Non è bastato l’ultimo “assegno” staccato dalla Commissione Europea verso la Turchia per gli aiuti sulla “schermatura” dell’immigrazione, lo scontro fra Turchia e Bruxelles torna a tuonare molto forte dopo la sentenza della Corte di Giustizia Ue dello scorso giovedì. Per i giudici di Lussemburgo il divieto del velo sul luogo di lavoro «può essere giustificato dall’esigenza del datore di lavoro di presentarsi in modo neutrale nei confronti dei clienti o di prevenire conflitti sociali», anche se è stato aggiunto l’elemento di «esigenza reale» per arrivare a vietare l’uso del velo come Chador o Ai-Amira (Burka e Niqab, che coprono totalmente il volto, sono già banditi nei luoghi pubblici) dalle lavoratrici musulmane.
Ankara non ci sta e con il ministro degli Esteri turco Mevlut Cavusoglu tuona veemente contro la sentenza. «Vietare il velo islamico o più in generale qualsiasi forma visibile di espressione delle convinzioni politiche, filosofiche o religiose, è una chiara violazione delle libertà religiose», attacca il comunicato del Governo Erdogan. Tale misura, prosegue il capo della diplomazia turca, non fa che aggravare secondo Ankara «i pregiudizi contro le donne musulmane in Europa».

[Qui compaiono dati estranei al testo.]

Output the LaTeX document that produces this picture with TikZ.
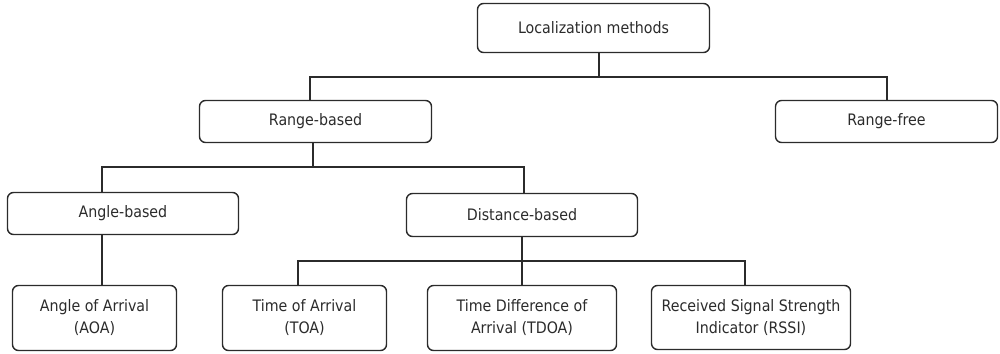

IL NUOVO SCONTRO TURCHIA-EUROPA
Secondo Cavusoglu, la decisione della Corte di Giustizia europea è una autentica manifestazione di «intolleranza verso i musulmani»: il Ministro esprime preoccupazione anche per il fatto che, secondo la Turchia, già i cittadini islamici in Europa sono già esposti a «intolleranza, odio e persino violenza» e questa sentenza non farebbe che “moltiplicare” questo rischio. Non solo, conclude Cavusoglu, «questa situazione ha un impatto molto negativo sulle donne musulmane escludendole dalla sfera socio-economica. Non si può negare che questa tendenza sia pericolosa e mostri che dal passato non si è imparato nulla». Nella sua lunga sentenza espressa giovedì scorso, la Corte di Giustizia europea ha rilevato da un lato come «il fatto di indossare segni o indumenti per manifestare la religione o le convinzioni personali rientra nella “libertà di pensiero, di coscienza e di religione». Di contro però, la Corte ricorda la sua giurisprudenza in base alla quale «una tale norma non costituisce una discriminazione diretta ove riguardi indifferentemente qualsiasi manifestazione di tali convinzioni e tratti in maniera identica tutti i dipendenti dell’impresa, imponendo loro, in maniera generale e indiscriminata, una neutralità di abbigliamento che osta al fatto di indossare tali segni». Gli elementi rilevanti al fine di individuare una tale esigenza di vietare espressamente il velo o altri simboli del genere sono, in particolare, «i diritti e le legittime aspettative dei clienti o degli utenti e, più nello specifico, in materia di istruzione, il desiderio dei genitori di far educare i loro figli da persone che non manifestino la loro religione o le loro convinzioni personali allorché sono a contatto con i bambini».